Study Suggests New Approach to Improve Radiation Therapy Resistance in Glioblastoma

Many modern cancer drugs target a specific genetic mutation that is driving particular cancer’s runaway growth and division — such as the HER-2 protein in some breast cancers or EGFR in certain lung cancers.

But this strategy hasn’t worked well against glioblastoma, an aggressive form of brain cancer, which is known for having multiple mutations that differ from region to region and cell to cell within a single tumor.

Now research led by the University of Michigan Rogel Cancer Center has hit upon a new approach: Make radiation therapy more effective for glioblastoma patients by targeting a critical metabolic pathway and disrupting its ability to repair the DNA damage caused by the radiation.

As it turns out, the Food and Drug Administration has already approved a drug that can inhibit this pathway, which makes biological building blocks known as purines. Starting with an existing drug lowers the barriers to launch a clinical trial to test the strategy’s effectiveness in glioblastoma patients, the researchers note. The team’s findings appear in Nature Communications.

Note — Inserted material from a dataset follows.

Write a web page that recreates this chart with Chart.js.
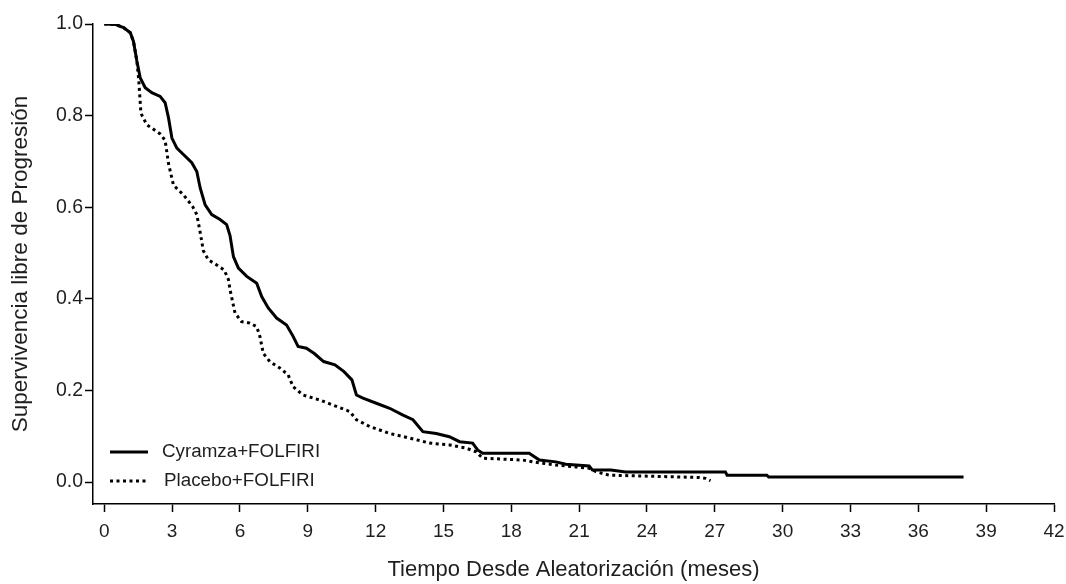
<!DOCTYPE html>
<html>
<head>
<meta charset="utf-8">
<script src="https://cdn.jsdelivr.net/npm/chart.js@4.4.1/dist/chart.umd.min.js"></script>
<style>
  html, body { margin: 0; padding: 0; background: #fff; }
  #wrap { width: 1066px; height: 584px; position: relative; }
</style>
</head>
<body>
<div id="wrap"><canvas id="c"></canvas></div>
<script>
// ---- Data ----
const seriesNames = ["Cyramza+FOLFIRI", "Placebo+FOLFIRI"];

const cyramzaTime = [0, 0.49, 0.85, 1.15, 1.29, 1.44, 1.59, 1.81, 2.1, 2.47, 2.69, 2.84, 2.99, 3.21, 3.5, 3.87, 4.09, 4.24, 4.46, 4.75, 5.12, 5.41, 5.56, 5.71, 5.93, 6.3, 6.74, 6.96, 7.25, 7.62, 8.06, 8.35, 8.57, 8.94, 9.3, 9.7, 10.2, 10.6, 10.95, 11.15, 11.44, 12.03, 12.62, 13.21, 13.65, 14.09, 14.68, 15.26, 15.71, 16.29, 16.51, 16.73, 18.79, 19.24, 19.97, 20.41, 21.44, 21.59, 22.4, 23.06, 27.47, 27.54, 29.3, 29.38, 38.0];
const cyramzaSurv = [1.0, 0.999, 0.992, 0.981, 0.962, 0.919, 0.882, 0.861, 0.850, 0.842, 0.828, 0.795, 0.751, 0.729, 0.715, 0.697, 0.678, 0.642, 0.605, 0.584, 0.573, 0.562, 0.538, 0.492, 0.467, 0.449, 0.434, 0.405, 0.380, 0.358, 0.343, 0.318, 0.296, 0.292, 0.280, 0.263, 0.256, 0.241, 0.223, 0.190, 0.183, 0.172, 0.161, 0.146, 0.136, 0.110, 0.106, 0.099, 0.088, 0.085, 0.070, 0.063, 0.063, 0.048, 0.044, 0.039, 0.035, 0.026, 0.026, 0.022, 0.022, 0.015, 0.015, 0.011, 0.011];

const placeboTime = [0, 0.49, 0.85, 1.15, 1.29, 1.44, 1.52, 1.62, 1.88, 2.47, 2.69, 2.84, 3.06, 3.5, 3.9, 4.09, 4.24, 4.38, 4.6, 4.97, 5.3, 5.49, 5.56, 5.78, 6.07, 6.44, 6.74, 6.88, 7.03, 7.32, 7.76, 8.13, 8.35, 8.79, 9.53, 10.27, 10.85, 11.15, 11.74, 12.62, 13.5, 14.38, 15.26, 16.0, 16.44, 16.73, 18.5, 18.94, 19.38, 19.97, 20.85, 21.44, 21.74, 22.32, 26.29, 26.59, 26.81];
const placeboSurv = [1.0, 0.999, 0.992, 0.981, 0.962, 0.919, 0.880, 0.805, 0.780, 0.760, 0.746, 0.695, 0.648, 0.627, 0.602, 0.584, 0.545, 0.505, 0.485, 0.474, 0.463, 0.442, 0.420, 0.369, 0.350, 0.347, 0.339, 0.318, 0.281, 0.263, 0.249, 0.234, 0.208, 0.190, 0.179, 0.165, 0.154, 0.136, 0.121, 0.106, 0.096, 0.085, 0.081, 0.074, 0.066, 0.052, 0.048, 0.044, 0.041, 0.037, 0.033, 0.030, 0.0225, 0.015, 0.010, 0.008, 0.003];

const xTicks = [0, 3, 6, 9, 12, 15, 18, 21, 24, 27, 30, 33, 36, 39, 42];
const yTicks = [0.0, 0.2, 0.4, 0.6, 0.8, 1.0];

const xTitle = "Tiempo Desde Aleatorización (meses)";
const yTitle = "Supervivencia libre de Progresión";

// ---- Build chart ----
const toPoints = (xs, ys) => xs.map((x, i) => ({ x: x, y: ys[i] }));
const FONT = "'Liberation Sans', Arial, sans-serif";
const TXT = "#1e1e1e";

const legendPlugin = {
  id: "insideLegend",
  afterDatasetsDraw(chart) {
    const ctx = chart.ctx;
    const area = chart.chartArea;
    const rows = [
      { ds: chart.data.datasets[0], y: area.bottom - 52, textX: 162 },
      { ds: chart.data.datasets[1], y: area.bottom - 23, textX: 164 }
    ];
    ctx.save();
    rows.forEach(r => {
      ctx.beginPath();
      ctx.lineWidth = r.ds.borderWidth;
      ctx.strokeStyle = r.ds.borderColor;
      ctx.setLineDash(r.ds.borderDash || []);
      ctx.lineCap = "butt";
      ctx.moveTo(area.left + 17, r.y);
      ctx.lineTo(area.left + 55, r.y);
      ctx.stroke();
      ctx.setLineDash([]);
      ctx.fillStyle = TXT;
      ctx.font = "18.8px " + FONT;
      ctx.textBaseline = "middle";
      ctx.textAlign = "left";
      ctx.fillText(r.ds.label, r.textX, r.y);
    });
    ctx.restore();
  }
};

new Chart(document.getElementById("c"), {
  type: "line",
  data: {
    datasets: [
      {
        label: seriesNames[0],
        data: toPoints(cyramzaTime, cyramzaSurv),
        borderColor: "#000",
        borderWidth: 3,
        pointRadius: 0,
        tension: 0,
        fill: false
      },
      {
        label: seriesNames[1],
        data: toPoints(placeboTime, placeboSurv),
        borderColor: "#000",
        borderWidth: 3,
        borderDash: [3, 3.5],
        pointRadius: 0,
        tension: 0,
        fill: false
      }
    ]
  },
  options: {
    responsive: true,
    maintainAspectRatio: false,
    animation: false,
    layout: { padding: { top: 24, right: 12, left: 0, bottom: 0 } },
    plugins: {
      legend: { display: false },
      tooltip: { enabled: false }
    },
    scales: {
      x: {
        type: "linear",
        min: -0.5,
        max: 42,
        afterBuildTicks: s => { s.ticks = xTicks.map(v => ({ value: v })); },
        afterFit: s => { s.height = 80; s.paddingRight = 0; s.paddingLeft = 0; },
        ticks: {
          color: TXT,
          font: { family: FONT, size: 19 },
          padding: 8,
          maxRotation: 0,
          autoSkip: false,
          callback: v => String(v)
        },
        grid: {
          drawOnChartArea: false,
          drawTicks: true,
          tickLength: 8,
          tickWidth: 1.5,
          tickColor: "#000"
        },
        border: { display: true, color: "#000", width: 1.5 },
        title: {
          display: true,
          text: xTitle,
          color: TXT,
          font: { family: FONT, size: 22 },
          padding: { top: 0, bottom: 1 }
        }
      },
      y: {
        type: "linear",
        min: -0.048,
        max: 1.0,
        afterBuildTicks: s => { s.ticks = yTicks.map(v => ({ value: v })); },
        afterFit: s => { s.width = 93; },
        ticks: {
          color: TXT,
          font: { family: FONT, size: 19.5 },
          padding: 2,
          autoSkip: false,
          callback: v => Number(v).toFixed(1)
        },
        grid: {
          drawOnChartArea: false,
          drawTicks: true,
          tickLength: 8,
          tickWidth: 1.5,
          tickColor: "#000"
        },
        border: { display: true, color: "#000", width: 1.5 },
        title: {
          display: true,
          text: yTitle,
          color: TXT,
          font: { family: FONT, size: 22.5 },
          padding: { top: 7, bottom: 0 }
        }
      }
    }
  },
  plugins: [legendPlugin]
});
</script>
</body>
</html>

“Radiation therapy is a key treatment for nearly every patient with glioblastoma, and resistance to radiation leads to a recurrence of cancer. So, finding new ways to overcome this resistance could help improve outcomes for many patients,” says senior study author Daniel Wahl, M.D, Ph.D., a radiation oncologist and researcher at Michigan Medicine. “And because of the variety of genetic alterations seen in glioblastoma, we wanted to find a way to overcome this resistance that would work across genotypes.”

New treatments for glioblastoma are sorely needed. Fewer than 5% of glioblastoma patients live more than five years after being diagnosed, and recurrence after the first round of treatment is almost inevitable.

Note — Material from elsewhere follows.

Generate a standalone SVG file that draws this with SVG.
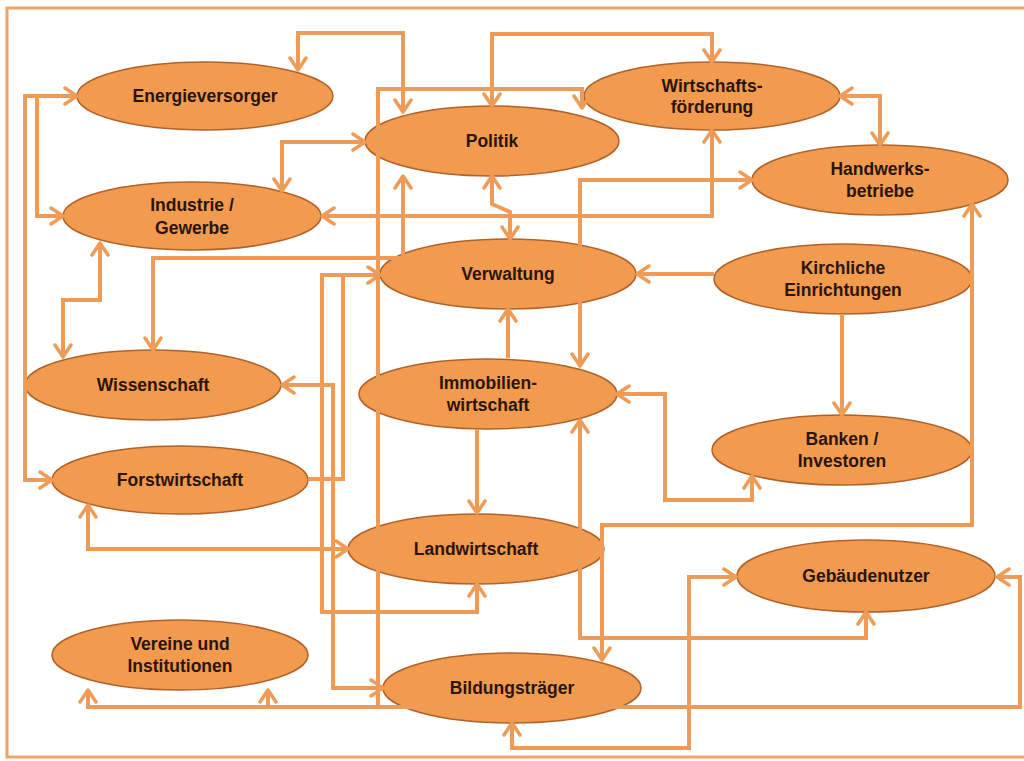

Wahl and co-author Yoshie Umemura, M.D., an assistant professor of neurology, are launching a research study in human patients based on the team’s research, which will start enrolling patients soon.

Why are some cells resistant to radiation?

“What’s the relationship between glioblastoma metabolism and resistance to radiation therapy? — that’s the central question we started with,” Wahl says. “Our measurements allowed us to ask which metabolites correlate with radiation resistance? That is, if cells live after radiation treatment, do they have more of any particular metabolites?”

They began by examining the characteristics of 23 glioblastoma cell lines, Wahl explains, looking at the metabolites produced by each cell line and measuring how resistant each was to radiation.

The group found that the cell lines that were more resistant to radiation treatment also had higher levels of purines — biological compounds that are known as the building blocks of DNA and RNA, and that can also activate signaling pathways.

“This was very exciting because lots of different genetic mutations that occur in glioblastoma lead to this purine pathway being activated,” Wahl says.

This suggested that they might be able to target the downstream effect of multiple genetic mutations.

“We hypothesized that targeting this metabolic activity might work across tumor cells with different types of mutations — instead of just whatever fraction of cells has that one particular genetic aberration you might go after with a mutation-targeting therapy.”

Once the researchers discovered the correlation between high levels of purines and radiation resistance, they set out to demonstrate whether the metabolic changes actually caused the radiation to be less effective.

“We gave cells more purines. It made them more resistant,” Wahl says. “We took away purines. It made them more sensitive to radiation. And we found it was doing this by affecting the cells’ ability to repair radiation-induced DNA damage.”

Moving from the lab toward the clinic

To better understand whether targeting purine metabolism might help overcome resistance to radiation therapy in patients, the team used mouse models of glioblastoma with tumors grown from human patients’ cells.

They gave the mice a drug called mycophenolate mofetil, or MMF, which blocks purine biosynthesis and which has been approved for the treatment of organ transplant rejection since 2000.

Tumor growth was moderately slowed down in mice who received radiation therapy alone or MMF alone, but almost totally halted in the mice who received both, Wahl explains. The benefits of MMF were similar whether animal tumors were grown in the brains of the mice or elsewhere in their bodies, demonstrating the drug’s ability to effectively penetrate the blood-brain barrier — which is critical for treating brain cancer patients.

“Since the FDA has already found the drug to be safe enough to use in patients for one purpose, it makes it easier to set up a clinical trial aimed at a second disease,” he says.

Ultimately, Wahl adds, the research was made possible by the collaborative, multidisciplinary environment at U-M — where clinicians and researchers with expertise in glioblastoma can team up with others who specialize in cancer metabolism, data modeling and launching new clinical trials.

“None of this happens without all these different teams sharing knowledge, models, methods and enthusiasm for making a difference in the lives of patients,” he says.